Die Freundinnen decken sich mit regionalem Obst ein
Fast immer machen die beiden einen Stopp am Obstautomaten der Familie Rösler in Dieglishofen, um sich mit regionalen Produkten wie Äpfeln, Zwetschgen oder Eiern einzudecken. „Melanies Selbstbedienungsladen liegt auf dem Weg und da treffen wir sie oft, wenn sie wieder alles vollmacht“, sagt Alex. Die Flugbegleiterin kennt Melanie Rösler, denn als im Sommer 2020 kaum Flüge gingen und kaum Erntehelfer nach Deutschland kamen, half sie der Landwirtin bei der Kirschernte.
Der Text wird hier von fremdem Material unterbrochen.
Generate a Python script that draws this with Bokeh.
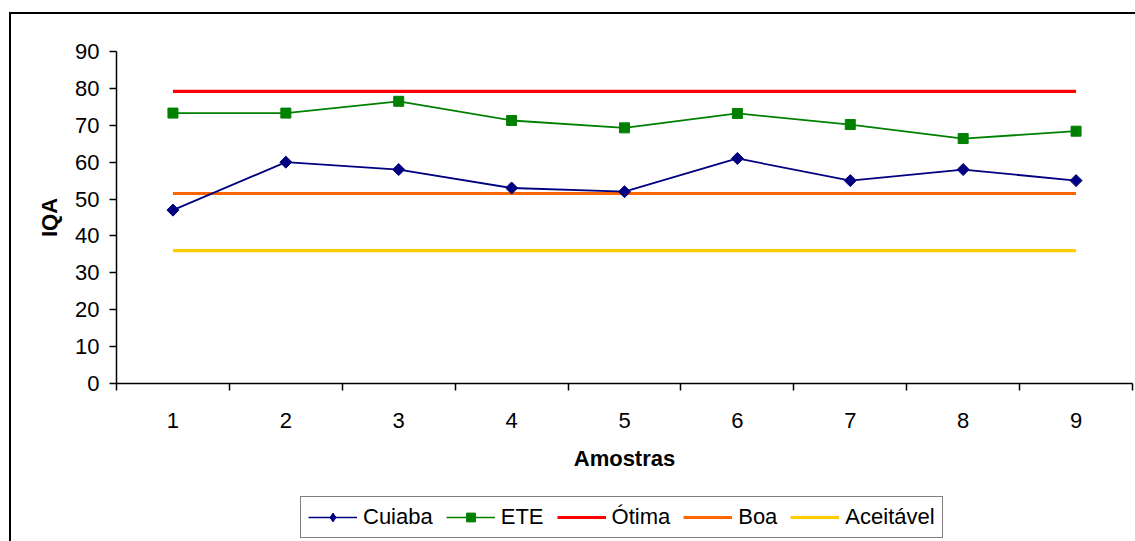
import math
from bokeh.plotting import figure
from bokeh.layouts import column
from bokeh.models import Range1d, FixedTicker, Legend, LegendItem
from bokeh.embed import file_html
from bokeh.resources import INLINE

# ---- data ----
amostras = [1, 2, 3, 4, 5, 6, 7, 8, 9]
cuiaba = [47, 60, 58, 53, 52, 61, 55, 58, 55]
ete = [73.3, 73.3, 76.5, 71.3, 69.3, 73.2, 70.2, 66.4, 68.4]
otima = [79.2, 79.2, 79.2, 79.2, 79.2, 79.2, 79.2, 79.2, 79.2]
boa = [51.5, 51.5, 51.5, 51.5, 51.5, 51.5, 51.5, 51.5, 51.5]
aceitavel = [36, 36, 36, 36, 36, 36, 36, 36, 36]
y_ticks = [0, 10, 20, 30, 40, 50, 60, 70, 80, 90]
x_labels = ["1", "2", "3", "4", "5", "6", "7", "8", "9"]
series_names = ["Cuiaba", "ETE", "Ótima", "Boa", "Aceitável"]

FONT = "Liberation Sans"
C_CU, C_ET, C_OT, C_BO, C_AC = "#000080", "#008000", "#FF0000", "#FF6600", "#FFCC00"

# ---------------- main chart ----------------
p = figure(width=1135, height=490, output_backend="svg", toolbar_location=None,
           x_range=Range1d(0.5, 9.5), y_range=Range1d(0, 90),
           min_border_left=116, min_border_top=51, min_border_right=3,
           min_border_bottom=107)
p.outline_line_color = None
p.grid.visible = False
p.background_fill_color = "white"
p.border_fill_color = None

p.line(amostras, otima, line_color=C_OT, line_width=3.2)
p.line(amostras, boa, line_color=C_BO, line_width=3.2)
p.line(amostras, aceitavel, line_color=C_AC, line_width=3.2)
p.line(amostras, cuiaba, line_color=C_CU, line_width=1.8)
p.line(amostras, ete, line_color=C_ET, line_width=1.8)
p.scatter(amostras, cuiaba, marker="square", angle=math.pi / 4, size=8.5,
          fill_color=C_CU, line_color=C_CU)
p.scatter(amostras, ete, marker="square", size=10, fill_color=C_ET, line_color=C_ET)

xa = p.xaxis[0]
xa.ticker = FixedTicker(ticks=amostras,
                        minor_ticks=[a - 0.5 for a in amostras] + [amostras[-1] + 0.5])
xa.major_label_overrides = {a: s for a, s in zip(amostras, x_labels)}
xa.major_tick_out = 0
xa.major_tick_in = 0
xa.minor_tick_out = 7
xa.minor_tick_in = 0
xa.minor_tick_line_color = "black"
xa.minor_tick_line_width = 1.5
xa.axis_line_color = "black"
xa.axis_line_width = 1.5
xa.major_label_standoff = 22
xa.major_label_text_font = FONT
xa.major_label_text_font_size = "22px"
xa.major_label_text_color = "black"
xa.axis_label = "Amostras"
xa.axis_label_text_font = FONT
xa.axis_label_text_font_size = "22px"
xa.axis_label_text_font_style = "bold"
xa.axis_label_text_color = "black"
xa.axis_label_standoff = 15

ya = p.yaxis[0]
ya.ticker = FixedTicker(ticks=y_ticks)
ya.major_tick_out = 7
ya.major_tick_in = 0
ya.minor_tick_out = 0
ya.minor_tick_in = 0
ya.major_tick_line_color = "black"
ya.major_tick_line_width = 1.5
ya.axis_line_color = "black"
ya.axis_line_width = 1.5
ya.major_label_standoff = 10
ya.major_label_text_font = FONT
ya.major_label_text_font_size = "22px"
ya.major_label_text_color = "black"
ya.axis_label = "IQA"
ya.axis_label_text_font = FONT
ya.axis_label_text_font_size = "22px"
ya.axis_label_text_font_style = "bold"
ya.axis_label_text_color = "black"
ya.axis_label_standoff = 10

# ---------------- legend strip ----------------
q = figure(width=1135, height=51, output_backend="svg", toolbar_location=None,
           x_range=Range1d(-20, -10), y_range=Range1d(-20, -10),
           x_axis_location=None, y_axis_location=None,
           min_border_left=0, min_border_right=0, min_border_top=0, min_border_bottom=0)
q.outline_line_color = None
q.grid.visible = False
q.background_fill_color = None
q.border_fill_color = None

g_cu = [q.line(amostras, cuiaba, line_color=C_CU, line_width=1.6),
        q.scatter(amostras, cuiaba, marker="diamond", size=12, fill_color=C_CU, line_color=C_CU)]
g_et = [q.line(amostras, ete, line_color=C_ET, line_width=1.6),
        q.scatter(amostras, ete, marker="square", size=7, fill_color=C_ET, line_color=C_ET)]
g_ot = [q.line(amostras, otima, line_color=C_OT, line_width=3.2)]
g_bo = [q.line(amostras, boa, line_color=C_BO, line_width=3.2)]
g_ac = [q.line(amostras, aceitavel, line_color=C_AC, line_width=3.2)]

legend = Legend(items=[LegendItem(label=n, renderers=r) for n, r in
                       zip(series_names, [g_cu, g_et, g_ot, g_bo, g_ac])],
                location=(184, 3), orientation="horizontal",
                glyph_width=49, glyph_height=22, label_standoff=6, spacing=13,
                padding=7, margin=0, label_text_font=FONT, label_text_font_size="22px",
                label_text_color="black", border_line_color="black",
                border_line_width=1.5, background_fill_color="white",
                background_fill_alpha=1.0)
q.add_layout(legend)

layout = column(p, q, spacing=0, styles={
    "background-color": "white",
    "background-image": "linear-gradient(#000, #000), linear-gradient(#000, #000)",
    "background-position": "9px 12px, 9px 12px",
    "background-size": "2px 100%, 100% 2px",
    "background-repeat": "no-repeat",
})

open("out.html", "w").write(file_html(layout, INLINE))
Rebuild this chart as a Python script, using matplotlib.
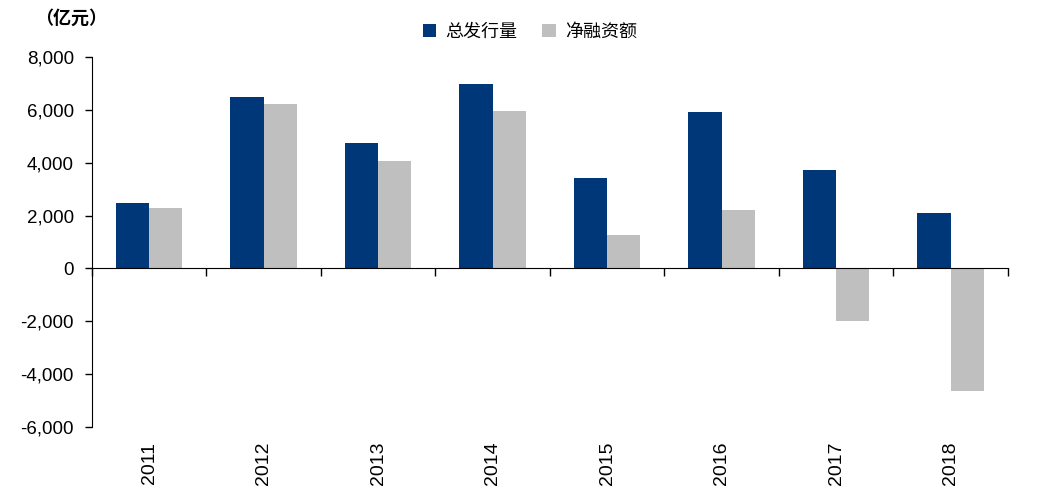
import numpy as np
import matplotlib
matplotlib.use('Agg')
import matplotlib.pyplot as plt
import matplotlib.transforms as mtransforms
from matplotlib.ticker import FuncFormatter

plt.rcParams['font.family'] = ['Liberation Sans', 'Noto Sans CJK SC', 'DejaVu Sans']

years = ['2011', '2012', '2013', '2014', '2015', '2016', '2017', '2018']
issuance = [2470, 6500, 4740, 6980, 3410, 5920, 3720, 2090]
net_financing = [2280, 6220, 4060, 5950, 1250, 2200, -1970, -4630]
series_names = ['总发行量', '净融资额']
navy = '#003778'
grey = '#bfbfbf'

fig = plt.figure(figsize=(10.51, 4.88), dpi=100)
ax = fig.add_axes([0.0875, 0.125, 0.8715, 0.758])

x = np.arange(len(years))
w = 0.29
ax.bar(x - w / 2, issuance, w, color=navy, label=series_names[0])
ax.bar(x + w / 2, net_financing, w, color=grey, label=series_names[1])

ax.set_xlim(-0.5, len(years) - 0.5)
ax.set_ylim(-6000, 8000)
ax.set_yticks(np.arange(-6000, 8001, 2000))
ax.yaxis.set_major_formatter(FuncFormatter(lambda v, p: f'{int(v):,}'))
ax.tick_params(axis='y', direction='out', length=5, width=1, labelsize=13.5, pad=8)

# x axis sits at zero, ticks between groups
ax.spines['bottom'].set_position(('data', 0))
ax.spines['top'].set_visible(False)
ax.spines['right'].set_visible(False)
ax.set_xticks(np.arange(-0.5, len(years), 1.0))
ax.set_xticklabels([])
ax.tick_params(axis='x', direction='out', length=6, width=1)

trans = mtransforms.blended_transform_factory(ax.transData, ax.transAxes)
for i, yr in enumerate(years):
    ax.text(i, -0.04, yr, transform=trans, rotation=90, ha='center', va='top', fontsize=14)

ax.legend(loc='center', bbox_to_anchor=(0.478, 1.068), ncol=2, frameon=False,
          handlelength=0.75, handleheight=0.75, handletextpad=0.5,
          columnspacing=1.4, prop={'family': ['Noto Sans CJK SC'], 'size': 13})

fig.text(0.033, 0.962, '（亿元）', fontsize=13, fontweight='bold', ha='left', va='center',
         family=['Noto Sans CJK SC'])

fig.savefig('out.png', dpi=100)
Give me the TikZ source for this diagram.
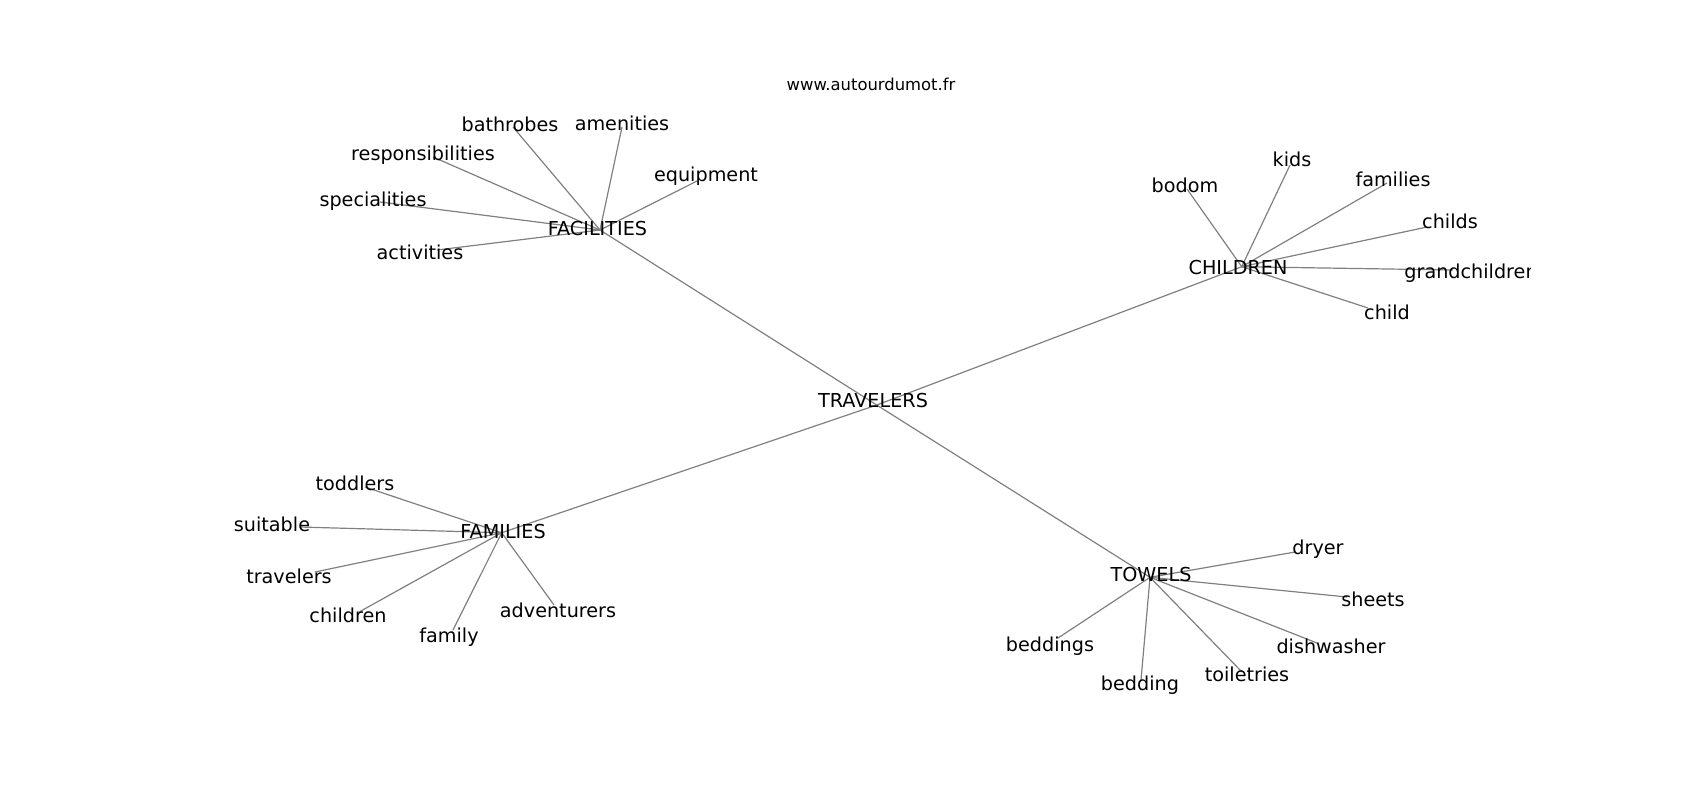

Nicht nur bei Spaziergängen, sondern auch in ihrem Nebenjob genießt Alex die Landschaft des Vierländerecks. Sie ist seit sechs Jahren Flugbegleiterin im Zeppelin. „Das Fliegen im Zeppelin ist ganz anders als im Flugzeug“, erzählt Alex und ergänzt: „Der Zeppelin fliegt viel langsamer und mit offenen Fenstern.“ Hier sei der Weg das Ziel, die Fluggäste weniger gestresst, wenn sie das Allgäu, die Insel Mainau oder Meersburg von oben bewundern.
Bis zur Rente will Alex fliegen
Dass Alex zwischen Oberschwaben und den Metropolen der Welt pendeln würde, wusste sie noch nicht, als sie nach dem Abitur in einem Reisebüro in Ravensburg arbeitete. Doch irgendwann stellte sie sich die Frage, wieso sie in ihrem Beruf anderen Menschen dazu verhalf, in den Urlaub zu fahren, aber sich selbst nicht.

Alex wollte Reiseleiterin werden, allerdings ging das Programm erst ein halbes Jahr später los. Sie sah ein Angebot der Lufthansa , die Flugbegleiter auf Zeit suchte. „Ich wollte das halbe Jahr überbrücken. Mittlerweile bin ich 24 Jahre dabei.“ Und ans Aufhören denkt Alex nicht. Auch wenn es anstrengend ist, will sie bis zur Rente weiter zwischen Budapest und Bangkok unterwegs sein. „Dafür macht mir die Arbeit zu viel Spaß.“
Langsam wird es dunkel am Landungssteg in Kressbronn, mehr und mehr sind die Lichter vom anderen Ufer zu sehen. Die Spaziergänger halten an, um den Sonnenuntergang zu betrachten. Alex kommt auch gerne abends hierher. Sie mag Herbstspaziergänge, doch freut sich auch auf den Sommer, wenn sie am Landungssteg wieder ins kühle Nass springt. Sie freut sich auf ungewöhnliche Reiseziele, nette Begegnungen – und darauf, immer wieder vom Ausland zurückzukehren und den Bodensee zu genießen.